**OBJECTIVE:**
The listing below begins with the first line you should copy; stop after the line containing "W, H = 1580, 1027", and drop every picture.

**DATASET SECTION:**
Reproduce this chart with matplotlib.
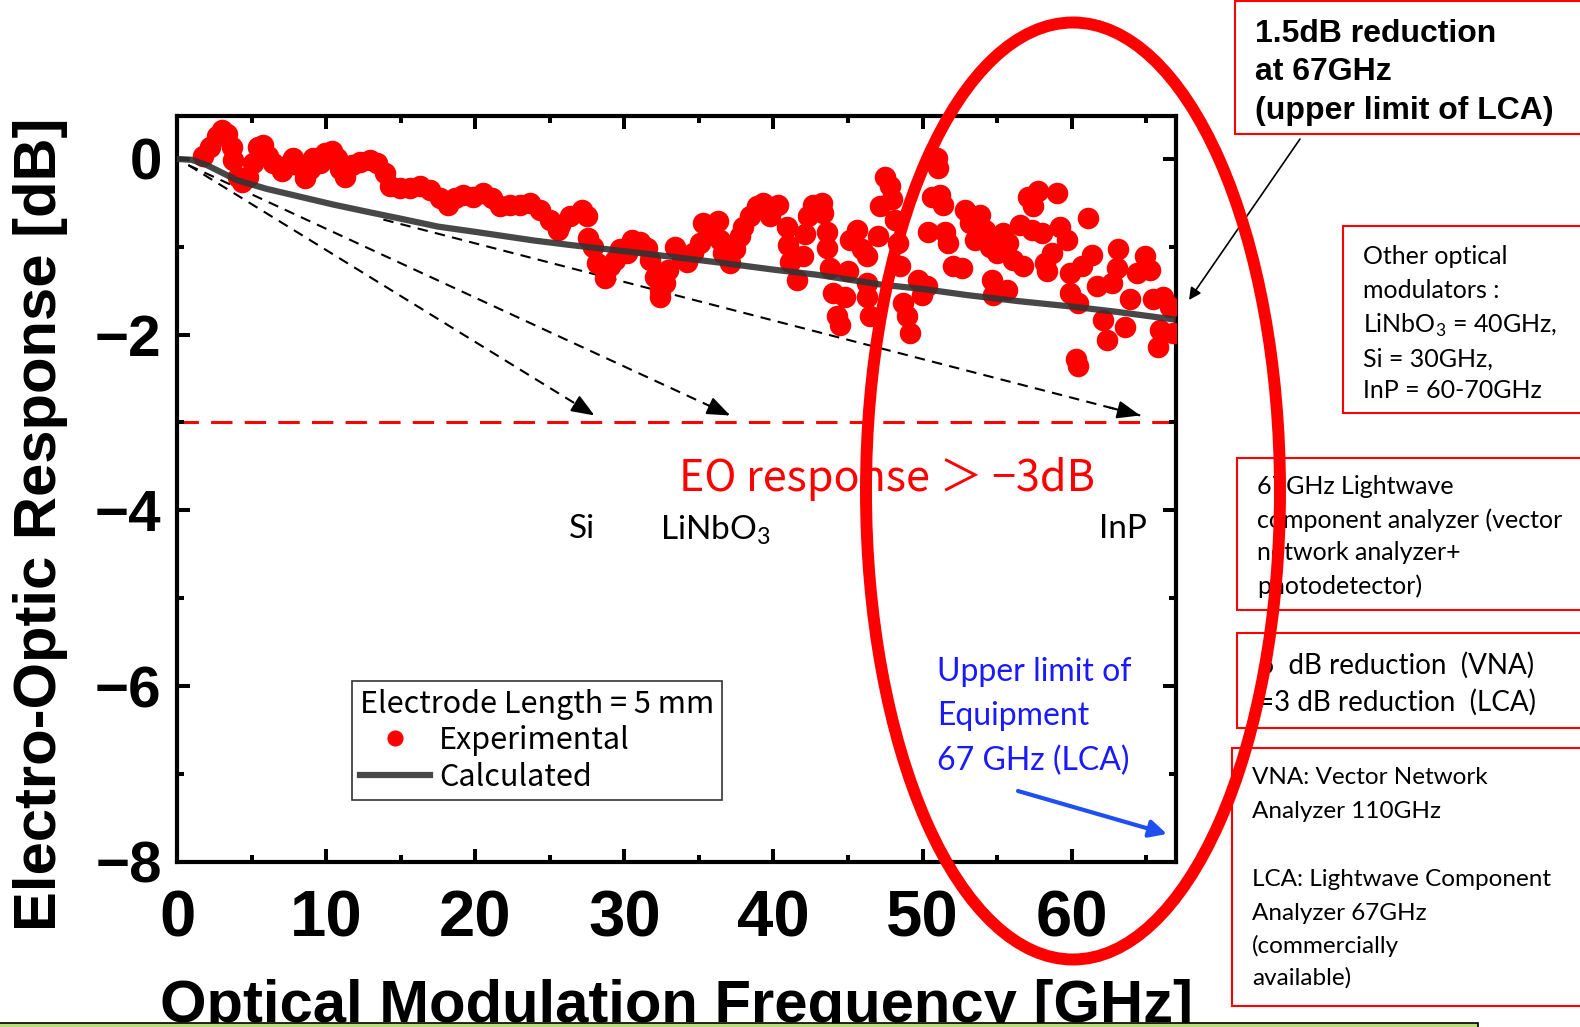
import matplotlib

matplotlib.use("Agg")
import matplotlib.pyplot as plt  # noqa: E402
from matplotlib.patches import Ellipse, FancyArrowPatch, Rectangle  # noqa: E402
from matplotlib.ticker import MultipleLocator  # noqa: E402

W, H = 1580, 1027

# measured EO response (GHz, dB)
exp_freq = [
    1.76, 2.21, 2.66, 3.00, 3.33, 3.67, 3.78, 4.11, 4.34, 4.78, 5.12, 5.45,
    5.79, 6.12, 6.46, 7.02, 7.46, 7.80, 8.14, 8.58, 8.92, 9.14, 9.59, 9.93,
    10.38, 10.71, 10.93, 11.27, 11.72, 12.27, 12.94, 13.39, 13.95, 14.29,
    14.96, 15.63, 16.30, 16.97, 17.64, 18.20, 18.65, 19.20, 19.87, 20.54,
    21.11, 21.66, 22.33, 23.00, 23.67, 24.35, 25.02, 25.57, 25.69, 26.36,
    27.14, 27.48, 27.59, 27.92, 28.15, 28.71, 29.04, 29.38, 29.71, 30.16,
    30.50, 31.05, 31.50, 31.72, 32.06, 32.39, 32.39, 32.73, 32.95, 33.40,
    33.85, 34.19, 34.63, 35.08, 35.30, 35.86, 36.30, 36.42, 36.64, 37.09,
    37.42, 37.76, 37.98, 38.43, 38.88, 39.32, 39.77, 40.33, 40.89, 41.00,
    41.11, 41.56, 42.01, 42.12, 42.34, 42.68, 43.24, 43.35, 43.58, 43.58,
    43.80, 44.02, 44.25, 44.47, 44.81, 45.02, 45.14, 45.59, 45.92, 46.26,
    46.26, 46.26, 46.48, 47.04, 47.15, 47.49, 47.82, 47.93, 48.16, 48.38,
    48.49, 48.71, 48.94, 49.16, 49.72, 49.95, 50.28, 50.39, 50.62, 50.95,
    51.06, 51.17, 51.40, 51.51, 51.73, 52.07, 52.63, 52.85, 53.19, 53.52,
    53.86, 54.19, 54.53, 54.64, 54.75, 54.98, 55.42, 55.65, 55.76, 56.09,
    56.54, 56.76, 57.10, 57.32, 57.43, 57.77, 57.99, 58.22, 58.33, 58.67,
    59.00, 59.22, 59.67, 59.89, 59.89, 60.30, 60.45, 60.45, 60.68, 61.12,
    61.35, 61.68, 62.13, 62.35, 62.69, 63.02, 63.13, 63.58, 63.92, 64.37,
    64.92, 65.26, 65.48, 65.82, 65.93, 66.15, 66.60, 66.80,
]
exp_resp = [
    0.03, 0.14, 0.26, 0.33, 0.28, 0.14, -0.01, -0.20, -0.26, -0.20, -0.05, 0.14,
    0.16, 0.03, -0.05, -0.14, -0.07, 0.01, -0.07, -0.22, -0.12, 0.01, -0.05, 0.07,
    0.09, 0.01, -0.12, -0.20, -0.07, -0.03, -0.01, -0.05, -0.16, -0.31,
    -0.33, -0.33, -0.31, -0.35, -0.45, -0.52, -0.45, -0.41, -0.43, -0.39,
    -0.45, -0.54, -0.52, -0.52, -0.50, -0.58, -0.69, -0.81, -0.75, -0.65,
    -0.58, -0.65, -0.90, -1.00, -1.19, -1.36, -1.22, -1.15, -1.03, -1.07,
    -0.92, -0.94, -1.01, -1.15, -1.34, -1.49, -1.57, -1.41, -1.26, -1.00,
    -1.13, -1.17, -1.07, -0.96, -0.73, -0.79, -0.71, -0.92, -1.07, -1.19,
    -1.03, -0.88, -0.77, -0.65, -0.54, -0.50, -0.65, -0.52, -0.77, -0.98,
    -1.17, -1.38, -1.11, -0.86, -0.65, -0.52, -0.50, -0.62, -0.83, -1.01,
    -1.24, -1.53, -1.79, -1.89, -1.57, -1.28, -0.92, -0.81, -1.03, -1.11,
    -1.41, -1.57, -1.79, -0.88, -0.54, -0.20, -0.31, -0.46, -0.69, -0.96,
    -1.22, -1.64, -1.79, -1.98, -1.38, -1.55, -1.45, -0.83, -0.43, 0.01,
    -0.10, -0.41, -0.52, -0.83, -0.96, -1.22, -1.24, -0.58, -0.73, -0.92,
    -0.64, -0.81, -1.00, -1.38, -1.55, -1.07, -0.84, -1.49, -0.96, -1.15,
    -0.75, -1.22, -0.43, -0.81, -0.54, -0.37, -0.84, -1.19, -1.28, -1.07,
    -0.39, -0.77, -0.92, -1.30, -1.53, -2.28, -1.64, -2.36, -1.22, -0.67,
    -1.09, -1.45, -1.83, -2.06, -1.41, -1.24, -1.03, -1.91, -1.60, -1.30,
    -1.11, -1.26, -1.60, -2.14, -1.95, -1.57, -1.68, -1.98,
]

# calculated response
calc_freq = [0, 1, 2, 4, 6, 8.5, 10.5, 13, 15, 17.5, 20, 22, 24, 26.4, 30,
             33, 36.4, 40, 43, 47.2, 50, 53, 56.5, 60, 63, 67]
calc_resp = [0, -0.01, -0.07, -0.24, -0.34, -0.44, -0.52, -0.61, -0.68, -0.77,
             -0.83, -0.88, -0.93, -0.98, -1.05, -1.11, -1.18, -1.26, -1.32,
             -1.43, -1.48, -1.55, -1.62, -1.68, -1.74, -1.83]

threshold_db = -3.0

# dashed guide arrows towards the -3 dB line (Si, LiNbO3, InP)
guide_start_freq = [0.76, 0.76, 13.84]
guide_start_resp = [-0.07, -0.07, -0.69]
guide_end_freq = [28.0, 37.1, 64.6]
guide_end_resp = [-2.92, -2.92, -2.92]

HEAVY = ["Liberation Sans"]
SOFT = ["Lato", "DejaVu Sans"]
GOTHIC = ["Noto Sans CJK JP", "DejaVu Sans"]


def px(x, y):
    """pixel position (top-left origin) -> figure fraction"""
    return x / W, 1 - y / H


def stack(fig, x, centers, lines, **kw):
    for yc, line in zip(centers, lines):
        fig.text(*px(x, yc), line, ha="left", va="center_baseline", **kw)


def box(fig, x0, y0, x1, y1):
    fx0, fy1 = px(x0, y0)
    fx1, fy0 = px(x1, y1)
    fig.add_artist(
        Rectangle((fx0, fy0), fx1 - fx0, fy1 - fy0, transform=fig.transFigure,
                  facecolor="white", edgecolor="#ff0000", lw=1.5, zorder=5)
    )


fig = plt.figure(figsize=(W / 100, H / 100), dpi=100, facecolor="white")
ax = fig.add_axes([177 / W, 1 - 861.7 / H, 999 / W, (861.7 - 115.9) / H])

ax.axhline(threshold_db, color="#ff0000", lw=2.2, ls=(0, (7, 4)), zorder=1)
for sf, sr, ef, er in zip(guide_start_freq, guide_start_resp,
                          guide_end_freq, guide_end_resp):
    ax.plot([sf, ef], [sr, er], color="black", lw=1.5, ls=(0, (5, 3.5)), zorder=2)
    # solid head on the last few percent of the guide
    ax.annotate(
        "", xy=(ef, er), xytext=(ef - 0.04 * (ef - sf), er - 0.04 * (er - sr)),
        arrowprops=dict(arrowstyle="-|>,head_length=1.4,head_width=0.55",
                        color="black", lw=1.5, shrinkA=0, shrinkB=0),
        zorder=2,
    )

dots, = ax.plot(exp_freq, exp_resp, "o", color="#ff0000", ms=15.5, mec="none",
                zorder=3, label="Experimental")
calc, = ax.plot(calc_freq, calc_resp, color="#333333", lw=4.5, alpha=0.9,
                zorder=4, label="Calculated")

ax.set_xlim(0, 67)
ax.set_ylim(-8, 0.49)
ax.xaxis.set_major_locator(MultipleLocator(10))
ax.xaxis.set_minor_locator(MultipleLocator(5))
ax.yaxis.set_major_locator(MultipleLocator(2))
ax.yaxis.set_minor_locator(MultipleLocator(1))
ax.tick_params(which="both", direction="in", top=True, right=True, width=2.9)
ax.tick_params(which="major", length=9.5)
ax.tick_params(which="minor", length=5)
ax.tick_params(axis="x", pad=20, labelsize=47)
ax.tick_params(axis="y", pad=11, labelsize=42)
for lbl in ax.get_xticklabels() + ax.get_yticklabels():
    lbl.set_fontfamily(HEAVY)
    lbl.set_fontweight("bold")
for sp in ax.spines.values():
    sp.set_linewidth(3)

leg = ax.legend(
    handles=[dots, calc], title="Electrode Length = 5 mm",
    loc="upper left", bbox_to_anchor=px(352, 681), bbox_transform=fig.transFigure,
    fancybox=False, framealpha=1, edgecolor="#333333", alignment="left",
    prop=dict(family=GOTHIC, size=22), title_fontproperties=dict(family=GOTHIC, size=22),
    handlelength=2.3, handletextpad=0.3, borderpad=0.25, labelspacing=0.18,
    markerscale=0.75, borderaxespad=0,
)
leg.get_frame().set_linewidth(1.2)
leg.set_zorder(6)
# keep the title centred while the rows stay left
leg._legend_title_box._text.set_horizontalalignment("center")

# annotations inside the plot
fig.text(*px(887, 474), "EO response ＞ −3dB", ha="center", va="center_baseline",
         fontsize=31, color="#ff0000", family=GOTHIC)
fig.text(*px(582, 526), "Si", ha="center", va="center_baseline", fontsize=24, family=SOFT)
fig.text(*px(660, 526), r"LiNbO$_\mathregular{3}$", ha="left", va="center_baseline",
         fontsize=24, family=SOFT)
fig.text(*px(1123, 526), "InP", ha="center", va="center_baseline", fontsize=24, family=SOFT)
stack(fig, 937, [669, 713, 758], ["Upper limit of", "Equipment", "67 GHz (LCA)"],
      fontsize=23, color="#1a1aff", family=SOFT)
fig.add_artist(FancyArrowPatch(px(1018, 791), px(1167, 834), transform=fig.transFigure,
                               arrowstyle="-|>", mutation_scale=26, lw=3,
                               color="#1f4ff0", shrinkA=0, shrinkB=0, zorder=7))

# axis titles
fig.text(*px(676, 1022), "Optical Modulation Frequency [GHz]", ha="center",
         va="baseline", fontsize=43, fontweight="bold", family=HEAVY)
fig.text(*px(41, 524), "Electro-Optic Response [dB]", ha="center", va="center",
         rotation=90, fontsize=43, fontweight="bold", family=HEAVY)

# side boxes
box(fig, 1235, 1, 1600, 134)
stack(fig, 1255, [31, 69, 108], ["1.5dB reduction", "at 67GHz", "(upper limit of LCA)"],
      fontsize=23, fontweight="bold", family=["Liberation Sans"], zorder=6)
fig.add_artist(FancyArrowPatch(px(1300, 139), px(1189, 300), transform=fig.transFigure,
                               arrowstyle="-|>", mutation_scale=18, lw=1.2,
                               color="black", shrinkA=0, shrinkB=0, zorder=7))

box(fig, 1343, 226, 1600, 413)
stack(fig, 1363, [254, 288, 322, 357, 389],
      ["Other optical", "modulators :", r"LiNbO$_\mathregular{3}$ = 40GHz,",
       "Si = 30GHz,", "InP = 60-70GHz"], fontsize=18, family=SOFT, zorder=6)

box(fig, 1237, 458, 1600, 610)
stack(fig, 1257, [484, 518, 551, 584],
      ["67GHz Lightwave", "component analyzer (vector", "network analyzer+",
       "photodetector)"], fontsize=18, family=SOFT, zorder=6)

box(fig, 1237, 633, 1600, 728)
stack(fig, 1258, [663, 700], ["6  dB reduction  (VNA)", "=3 dB reduction  (LCA)"],
      fontsize=20, family=SOFT, zorder=6)

box(fig, 1232, 748, 1600, 1006)
stack(fig, 1252, [776, 809, 878, 911, 944, 976],
      ["VNA: Vector Network", "Analyzer 110GHz", "LCA: Lightwave Component",
       "Analyzer 67GHz", "(commercially", "available)"], fontsize=17.5, family=SOFT,
      zorder=6)

# big red ellipse around the 50-67 GHz range
fig.add_artist(Ellipse(px(1073, 491), 414 / W, 937 / H, transform=fig.transFigure,
                       fill=False, edgecolor="#ff0000", lw=8.6, zorder=30))

# green strip at the bottom edge
fig.add_artist(Rectangle((-0.01, -0.01), 1478 / W + 0.01, 4 / H + 0.01,
                         transform=fig.transFigure, facecolor="#b9dc7a",
                         edgecolor="black", lw=1.2, zorder=31))

fig.savefig("out.png", dpi=100, facecolor="white")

**ANSWER FOR THE TASK:**
Reproduce this chart with matplotlib.
import matplotlib

matplotlib.use("Agg")
import matplotlib.pyplot as plt  # noqa: E402
from matplotlib.patches import Ellipse, FancyArrowPatch, Rectangle  # noqa: E402
from matplotlib.ticker import MultipleLocator  # noqa: E402

W, H = 1580, 1027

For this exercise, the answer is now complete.